● **SET TASK**: Report all lines holding "React".

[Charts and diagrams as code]
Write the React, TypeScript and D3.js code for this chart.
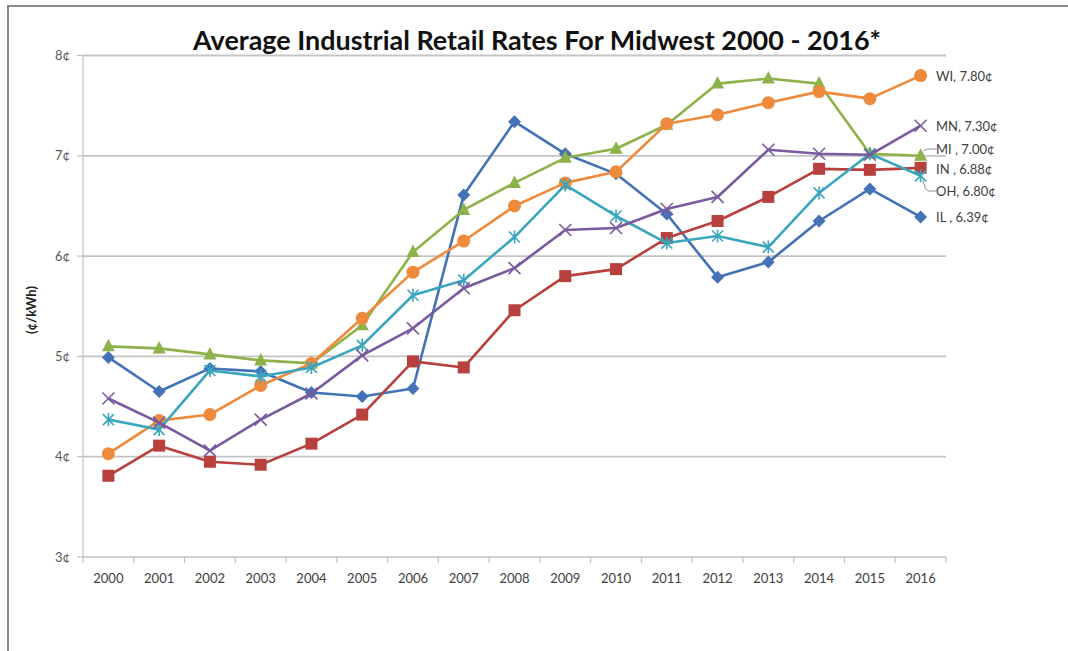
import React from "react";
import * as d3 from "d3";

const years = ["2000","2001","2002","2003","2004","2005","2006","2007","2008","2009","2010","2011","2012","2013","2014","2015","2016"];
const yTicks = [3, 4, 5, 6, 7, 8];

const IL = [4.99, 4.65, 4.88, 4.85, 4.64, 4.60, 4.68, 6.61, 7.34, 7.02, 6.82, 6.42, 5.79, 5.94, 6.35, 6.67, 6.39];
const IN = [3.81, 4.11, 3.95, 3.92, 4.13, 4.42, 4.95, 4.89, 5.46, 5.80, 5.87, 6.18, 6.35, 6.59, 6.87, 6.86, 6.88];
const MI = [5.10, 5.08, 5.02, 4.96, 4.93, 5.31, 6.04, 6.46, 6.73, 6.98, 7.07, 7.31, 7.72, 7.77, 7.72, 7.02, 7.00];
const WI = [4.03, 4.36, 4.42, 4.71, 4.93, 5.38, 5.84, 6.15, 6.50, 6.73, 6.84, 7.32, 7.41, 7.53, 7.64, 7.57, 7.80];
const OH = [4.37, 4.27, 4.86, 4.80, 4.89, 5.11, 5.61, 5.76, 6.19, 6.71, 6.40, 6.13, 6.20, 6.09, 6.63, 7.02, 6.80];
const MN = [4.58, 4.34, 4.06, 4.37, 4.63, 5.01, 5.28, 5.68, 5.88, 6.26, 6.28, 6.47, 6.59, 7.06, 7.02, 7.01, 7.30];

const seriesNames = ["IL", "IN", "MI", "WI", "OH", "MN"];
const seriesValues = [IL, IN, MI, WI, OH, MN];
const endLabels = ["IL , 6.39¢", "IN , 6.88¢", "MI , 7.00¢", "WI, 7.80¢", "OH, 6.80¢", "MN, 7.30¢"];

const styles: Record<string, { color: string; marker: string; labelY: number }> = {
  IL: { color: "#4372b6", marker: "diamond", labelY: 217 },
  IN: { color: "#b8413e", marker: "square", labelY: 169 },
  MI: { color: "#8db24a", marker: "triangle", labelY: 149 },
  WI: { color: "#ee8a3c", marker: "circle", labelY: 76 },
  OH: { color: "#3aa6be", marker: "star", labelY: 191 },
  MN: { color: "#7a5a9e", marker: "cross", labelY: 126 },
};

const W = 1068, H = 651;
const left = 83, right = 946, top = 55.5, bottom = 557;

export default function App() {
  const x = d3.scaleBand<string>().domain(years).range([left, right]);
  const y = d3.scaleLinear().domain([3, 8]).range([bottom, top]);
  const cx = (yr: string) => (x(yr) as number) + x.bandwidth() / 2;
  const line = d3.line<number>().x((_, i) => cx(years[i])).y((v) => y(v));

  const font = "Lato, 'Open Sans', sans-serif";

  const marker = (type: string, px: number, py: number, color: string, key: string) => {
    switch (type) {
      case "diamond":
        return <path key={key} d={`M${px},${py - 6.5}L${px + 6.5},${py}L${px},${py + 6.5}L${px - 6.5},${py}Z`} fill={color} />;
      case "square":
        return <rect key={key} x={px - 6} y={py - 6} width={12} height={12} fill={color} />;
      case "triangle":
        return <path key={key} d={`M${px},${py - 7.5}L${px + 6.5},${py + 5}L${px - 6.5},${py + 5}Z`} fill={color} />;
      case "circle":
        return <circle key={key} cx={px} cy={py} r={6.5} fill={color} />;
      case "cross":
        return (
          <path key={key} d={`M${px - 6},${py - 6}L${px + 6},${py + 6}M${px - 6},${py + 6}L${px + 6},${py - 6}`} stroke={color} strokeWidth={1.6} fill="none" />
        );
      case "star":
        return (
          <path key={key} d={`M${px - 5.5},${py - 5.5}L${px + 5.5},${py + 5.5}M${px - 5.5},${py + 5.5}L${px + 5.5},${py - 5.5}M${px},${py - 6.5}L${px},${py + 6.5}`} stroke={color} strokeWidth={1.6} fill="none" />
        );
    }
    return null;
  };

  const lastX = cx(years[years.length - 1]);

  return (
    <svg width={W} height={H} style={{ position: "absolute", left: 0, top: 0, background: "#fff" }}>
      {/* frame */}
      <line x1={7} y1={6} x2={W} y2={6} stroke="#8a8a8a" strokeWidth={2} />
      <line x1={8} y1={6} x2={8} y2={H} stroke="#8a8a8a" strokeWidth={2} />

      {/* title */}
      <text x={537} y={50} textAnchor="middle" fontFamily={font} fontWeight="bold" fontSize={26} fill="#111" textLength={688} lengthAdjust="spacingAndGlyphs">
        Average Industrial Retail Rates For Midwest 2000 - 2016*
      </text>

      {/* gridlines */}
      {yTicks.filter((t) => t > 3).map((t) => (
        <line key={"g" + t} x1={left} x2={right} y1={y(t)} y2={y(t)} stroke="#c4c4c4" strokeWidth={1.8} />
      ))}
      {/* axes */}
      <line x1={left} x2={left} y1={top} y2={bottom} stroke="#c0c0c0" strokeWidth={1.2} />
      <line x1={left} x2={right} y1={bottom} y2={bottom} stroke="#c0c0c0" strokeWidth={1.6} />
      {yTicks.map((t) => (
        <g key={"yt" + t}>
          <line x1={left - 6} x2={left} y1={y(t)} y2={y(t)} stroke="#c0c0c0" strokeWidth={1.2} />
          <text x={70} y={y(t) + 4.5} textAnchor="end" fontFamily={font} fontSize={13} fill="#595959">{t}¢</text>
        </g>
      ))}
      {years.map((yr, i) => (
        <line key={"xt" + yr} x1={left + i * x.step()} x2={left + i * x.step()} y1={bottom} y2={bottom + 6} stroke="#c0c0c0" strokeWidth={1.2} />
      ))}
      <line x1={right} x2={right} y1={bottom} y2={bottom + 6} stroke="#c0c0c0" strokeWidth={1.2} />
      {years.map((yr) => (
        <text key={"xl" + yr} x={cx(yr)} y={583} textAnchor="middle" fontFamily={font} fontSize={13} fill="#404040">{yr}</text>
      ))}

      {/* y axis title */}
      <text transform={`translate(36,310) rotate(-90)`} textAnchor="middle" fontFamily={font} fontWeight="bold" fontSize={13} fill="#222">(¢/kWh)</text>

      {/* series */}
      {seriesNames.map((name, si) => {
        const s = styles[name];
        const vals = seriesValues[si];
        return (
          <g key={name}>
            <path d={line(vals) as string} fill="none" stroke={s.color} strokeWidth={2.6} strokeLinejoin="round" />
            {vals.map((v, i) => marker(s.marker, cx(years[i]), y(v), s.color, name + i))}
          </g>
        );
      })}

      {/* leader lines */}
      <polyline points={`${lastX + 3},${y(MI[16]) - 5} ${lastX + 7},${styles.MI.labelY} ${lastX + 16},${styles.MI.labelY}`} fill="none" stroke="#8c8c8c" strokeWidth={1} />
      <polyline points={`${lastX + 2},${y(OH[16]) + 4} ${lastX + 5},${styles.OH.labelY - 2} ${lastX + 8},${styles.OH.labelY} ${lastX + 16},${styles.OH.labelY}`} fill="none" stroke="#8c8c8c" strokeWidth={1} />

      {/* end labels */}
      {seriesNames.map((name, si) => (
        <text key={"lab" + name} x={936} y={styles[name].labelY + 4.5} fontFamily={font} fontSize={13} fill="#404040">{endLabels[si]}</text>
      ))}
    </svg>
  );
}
---
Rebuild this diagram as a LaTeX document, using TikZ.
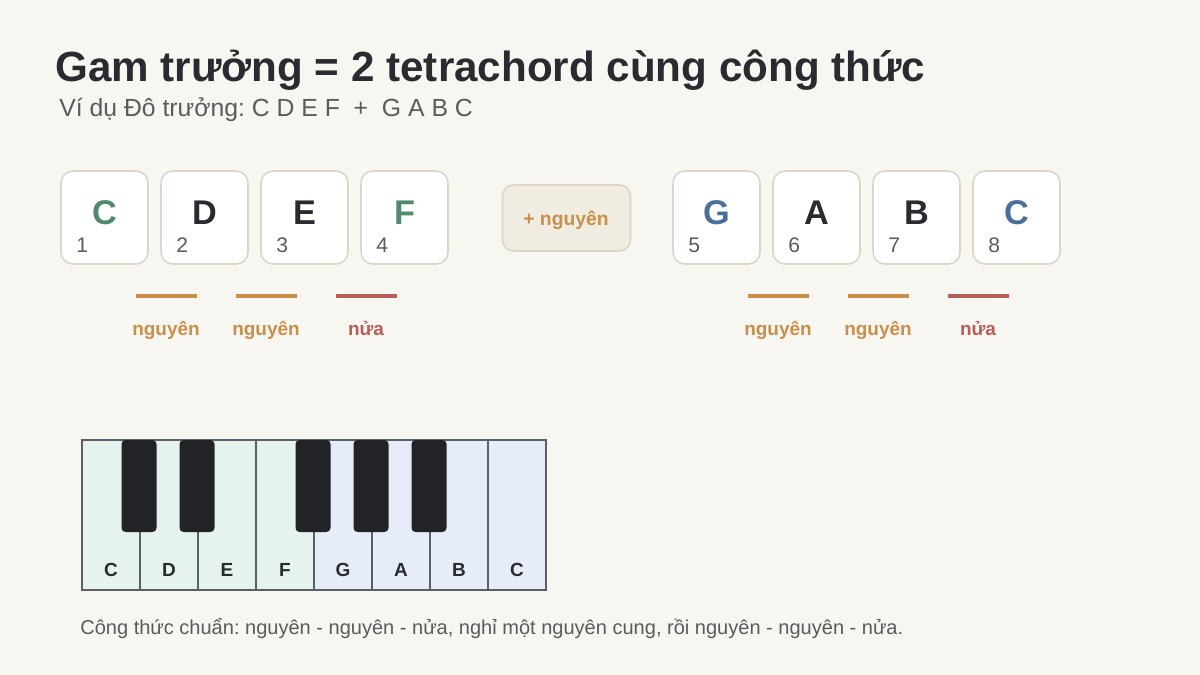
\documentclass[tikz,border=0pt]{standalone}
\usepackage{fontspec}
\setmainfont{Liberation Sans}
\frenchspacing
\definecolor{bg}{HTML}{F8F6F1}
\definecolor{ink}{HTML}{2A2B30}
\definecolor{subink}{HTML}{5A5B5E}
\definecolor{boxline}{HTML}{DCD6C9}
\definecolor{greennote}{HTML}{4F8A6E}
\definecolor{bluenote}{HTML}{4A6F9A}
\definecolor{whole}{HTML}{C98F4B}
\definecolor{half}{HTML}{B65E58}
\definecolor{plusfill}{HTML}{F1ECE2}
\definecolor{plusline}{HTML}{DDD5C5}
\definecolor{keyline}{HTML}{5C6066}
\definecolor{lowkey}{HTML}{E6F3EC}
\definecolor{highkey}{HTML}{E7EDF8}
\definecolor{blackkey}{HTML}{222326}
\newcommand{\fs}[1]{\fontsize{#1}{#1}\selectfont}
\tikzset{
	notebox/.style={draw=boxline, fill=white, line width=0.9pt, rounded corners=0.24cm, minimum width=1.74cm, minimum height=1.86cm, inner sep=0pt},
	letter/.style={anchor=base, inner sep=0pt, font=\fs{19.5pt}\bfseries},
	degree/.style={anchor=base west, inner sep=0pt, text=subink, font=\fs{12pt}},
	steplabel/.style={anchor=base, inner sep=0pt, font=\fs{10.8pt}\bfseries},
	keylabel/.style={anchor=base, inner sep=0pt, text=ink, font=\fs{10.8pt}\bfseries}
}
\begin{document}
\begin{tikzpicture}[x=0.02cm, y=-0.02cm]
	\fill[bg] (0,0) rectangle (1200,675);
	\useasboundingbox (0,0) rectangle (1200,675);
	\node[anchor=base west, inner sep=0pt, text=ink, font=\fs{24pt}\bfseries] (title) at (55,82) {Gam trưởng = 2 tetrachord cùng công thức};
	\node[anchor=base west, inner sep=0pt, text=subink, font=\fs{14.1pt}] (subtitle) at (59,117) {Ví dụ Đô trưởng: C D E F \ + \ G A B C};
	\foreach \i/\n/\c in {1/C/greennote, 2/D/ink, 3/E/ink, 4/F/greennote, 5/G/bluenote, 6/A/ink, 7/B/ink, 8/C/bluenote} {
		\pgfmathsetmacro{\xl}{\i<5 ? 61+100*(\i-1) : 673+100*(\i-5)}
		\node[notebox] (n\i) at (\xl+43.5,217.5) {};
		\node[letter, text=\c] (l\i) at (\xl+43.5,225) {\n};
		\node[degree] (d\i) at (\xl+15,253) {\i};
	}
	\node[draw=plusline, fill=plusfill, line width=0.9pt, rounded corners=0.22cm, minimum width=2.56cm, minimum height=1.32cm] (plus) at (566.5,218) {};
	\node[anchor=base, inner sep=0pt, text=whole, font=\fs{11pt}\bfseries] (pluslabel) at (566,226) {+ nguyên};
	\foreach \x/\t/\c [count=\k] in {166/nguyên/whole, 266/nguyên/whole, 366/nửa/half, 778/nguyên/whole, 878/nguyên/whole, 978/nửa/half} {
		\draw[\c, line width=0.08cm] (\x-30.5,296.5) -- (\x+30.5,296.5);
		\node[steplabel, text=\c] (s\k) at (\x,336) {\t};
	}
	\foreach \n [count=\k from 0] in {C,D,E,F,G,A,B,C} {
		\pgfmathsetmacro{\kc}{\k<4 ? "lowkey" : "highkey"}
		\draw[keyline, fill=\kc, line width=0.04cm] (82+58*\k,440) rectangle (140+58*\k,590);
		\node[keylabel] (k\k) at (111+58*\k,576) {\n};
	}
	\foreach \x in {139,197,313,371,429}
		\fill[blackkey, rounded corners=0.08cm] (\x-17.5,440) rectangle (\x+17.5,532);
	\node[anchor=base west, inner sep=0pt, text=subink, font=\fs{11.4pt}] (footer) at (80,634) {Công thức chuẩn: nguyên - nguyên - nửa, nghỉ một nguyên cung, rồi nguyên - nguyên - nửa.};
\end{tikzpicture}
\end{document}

● **EXPECTED OUTPUT**:
Write the React, TypeScript and D3.js code for this chart.
import React from "react";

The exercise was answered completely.